Au revoir mes enfants
Né
à Port-au-Prince en 1986, fils de pasteur, poète, Néhémy Pierre-Dahomey ne ressemble pas à un débutant. Sa langue inspirée, mélodique, peuplée de mots rares parfois anciens et toujours justes, a la beauté du classique et s’impose immédiatement. Ce serait plutôt un grand lecteur, passé à l’acte romanesque au bon moment. Et au bon endroit. De Paris, où il suit des études de philosophie depuis quatre ans, il s’est replongé dans son île natale, au coeur de « la vie périuribaine sous les tropiques » , dans le quartier nommé Rapatriés, où ceux qui n’ont pu fuir Haïti en bateau échouent.
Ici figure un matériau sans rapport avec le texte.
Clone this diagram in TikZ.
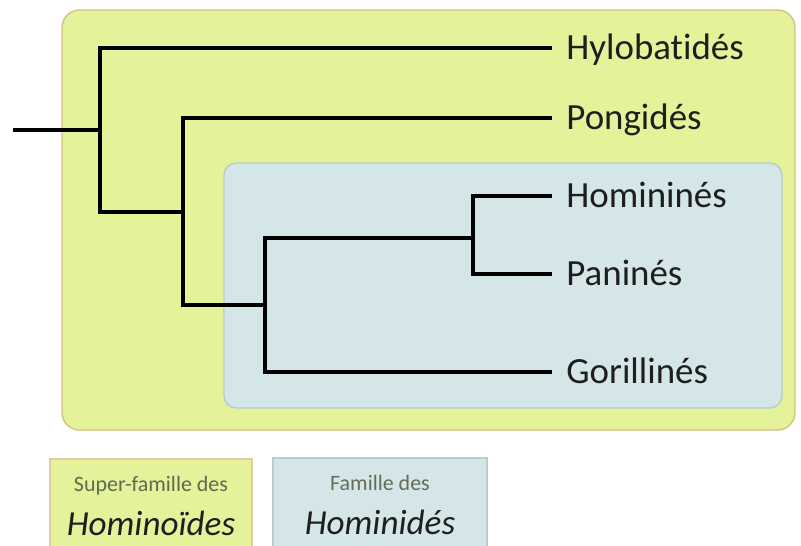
\documentclass[tikz,border=0pt]{standalone}
\usepackage{fontspec}
\setmainfont{Carlito}[Ligatures=NoCommon]
\definecolor{superfam}{HTML}{E4F29A}
\definecolor{superedge}{HTML}{D6C084}
\definecolor{fam}{HTML}{D5E6E8}
\definecolor{famedge}{HTML}{B8CCCC}
\definecolor{ink}{HTML}{1E1E1E}
\definecolor{legendtext}{HTML}{5F6A52}
\usetikzlibrary{positioning}

\begin{document}
\begin{tikzpicture}[x=0.02cm, y=-0.02cm,
    every node/.style={font=\fontsize{21}{24}\selectfont, text=ink},
    branch/.style={line width=2.8pt, draw=black},
    taxon/.style={anchor=west, inner xsep=8pt, inner ysep=0pt,
                  text height=13.5pt, text depth=0pt},
    smalltag/.style={font=\fontsize{12.5}{14}\selectfont, text=legendtext},
    bigtag/.style={font=\itshape\fontsize{20}{24}\selectfont}]
  \useasboundingbox (0,0) rectangle (801,545);

  % groups
  \draw[fill=superfam, draw=superedge, line width=0.8pt, rounded corners=10pt]
    (62,10) rectangle (795,430);
  \draw[fill=fam, draw=famedge, line width=0.8pt, rounded corners=7pt]
    (224,163) rectangle (782,408);

  % legend
  \draw[fill=superfam, draw=superedge!80, line width=0.8pt] (50,459) rectangle (252,580);
  \draw[fill=fam, draw=famedge, line width=0.8pt] (273,458) rectangle (487,580);
  \node[smalltag] (supertag) at (151,486) {Super-famille des};
  \node[bigtag] (supername) at (151,523) {Hominoïdes};
  \node[smalltag, text=legendtext!85!gray] (famtag) at (380,483) {Famille des};
  \node[bigtag] (famname) at (380,522) {Hominidés};

  % tree
  \coordinate (root) at (13,130);
  \coordinate (n1) at (100,130);
  \coordinate (n2) at (183,212);
  \coordinate (n3) at (265,305);
  \coordinate (n4) at (473,238);

  \node[taxon] (hylo) at (552,48) {Hylobatidés};
  \node[taxon] (pong) at (552,118) {Pongidés};
  \node[taxon] (homi) at (552,196) {Homininés};
  \node[taxon] (pani) at (552,274) {Paninés};
  \node[taxon] (gori) at (552,372) {Gorillinés};

  \draw[branch] (root) -- (n1);
  \draw[branch] (n1) |- (hylo.west);
  \draw[branch] (n1) |- (n2);
  \draw[branch] (n2) |- (pong.west);
  \draw[branch] (n2) |- (n3);
  \draw[branch] (n3) |- (n4);
  \draw[branch] (n3) |- (gori.west);
  \draw[branch] (n4) |- (homi.west);
  \draw[branch] (n4) |- (pani.west);
\end{tikzpicture}
\end{document}
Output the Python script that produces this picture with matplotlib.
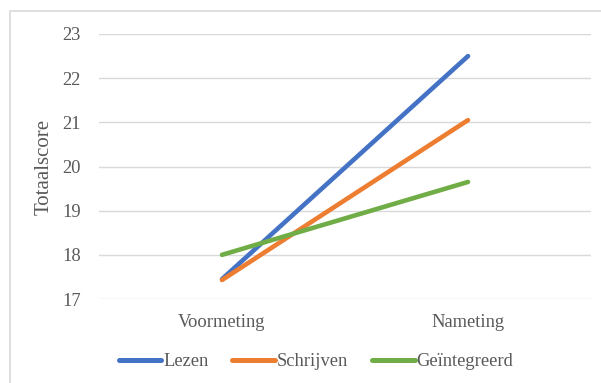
import matplotlib
matplotlib.use("Agg")
import matplotlib.pyplot as plt
from matplotlib.patches import Rectangle

categories = ["Voormeting", "Nameting"]
series_names = ["Lezen", "Schrijven", "Geïntegreerd"]
lezen = [17.45, 22.5]
schrijven = [17.43, 21.05]
geintegreerd = [18.0, 19.65]
yticks = [17, 18, 19, 20, 21, 22, 23]

colors = ["#4472C4", "#ED7D31", "#70AD47"]
text_color = "#595959"
grid_color = "#D9D9D9"

plt.rcParams["font.family"] = ["Liberation Serif", "DejaVu Serif"]

W, H = 601, 383
fig = plt.figure(figsize=(W / 100, H / 100), dpi=100)

# outer chart frame
fig.patches.append(Rectangle((10 / W, -0.1), 1.2, 1 - 11 / H + 0.1,
                             transform=fig.transFigure, fill=False,
                             edgecolor=grid_color, linewidth=1.2))

ax = fig.add_axes([99 / W, 1 - 299 / H, (591 - 99) / W, (299 - 34) / H])
x = [0, 1]
for vals, name, c in zip([lezen, schrijven, geintegreerd], series_names, colors):
    ax.plot(x, vals, color=c, linewidth=3.3, solid_capstyle="round", label=name)

ax.set_xlim(-0.5, 1.5)
ax.set_ylim(17, 23)
ax.set_yticks(yticks)
ax.set_xticks(x)
ax.set_xticklabels(categories)
ax.grid(axis="y", color=grid_color, linewidth=1)
ax.set_axisbelow(True)
for s in ax.spines.values():
    s.set_visible(False)
ax.tick_params(length=0, labelsize=13.3, colors=text_color)
ax.tick_params(axis="x", pad=11)
ax.tick_params(axis="y", pad=13)
ax.set_ylabel("Totaalscore", fontsize=15, color=text_color, labelpad=6)

leg = ax.legend(loc="center", bbox_to_anchor=(316 / W, 1 - 362 / H),
                bbox_transform=fig.transFigure, ncol=3, frameon=False,
                fontsize=13.3, handlelength=2.3, handletextpad=0.1,
                columnspacing=1.3, labelcolor=text_color)
for h in leg.legend_handles:
    h.set_linewidth(3.6)

fig.savefig("out.png", dpi=100)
Ainsi de son héroïne, Belliqueuse Loussaint, dite Belli. Son pas fier évoque les femmes droites face au pire des romans de Marie NDiaye. Le destin de cette mère de famille nombreuse, seule ou presque à la barre, est conté comme va la misère ordinaire, accompagnée de solidarité, de consolations charnelles et divines. Acculée, Belli abandonne ses deux dernières filles, Luciole et Belial. Cette dernière, un petit phénomène, a grandi sans prénom par… fatigue parentale, et s’en est choisi un toute seule, des plus sataniques ! Elle en change lors de son adoption par Pauline, une Française qui a donné un sens à sa vie en se jetant sur la « géopauvreté mondiale » . Loin d’un roman manichéen sur l’adoption, « Rapatriés » tend une passerelle vers cet au-delà haïtien afin de pénétrer ce qui échappe aux clichés, et même au dicible : la violence des situations, la détresse familiale, les soupirs et les rires, bref, un ensemble de « douleurs imperceptibles » – sans se priver d’ironiser, doucement. Néhémy PierreDahomey, voilà un nouveau nom à retenir
« Rapatriés », de Néhémy Pierre-Dahomey (Seuil, 192 p., 16 €).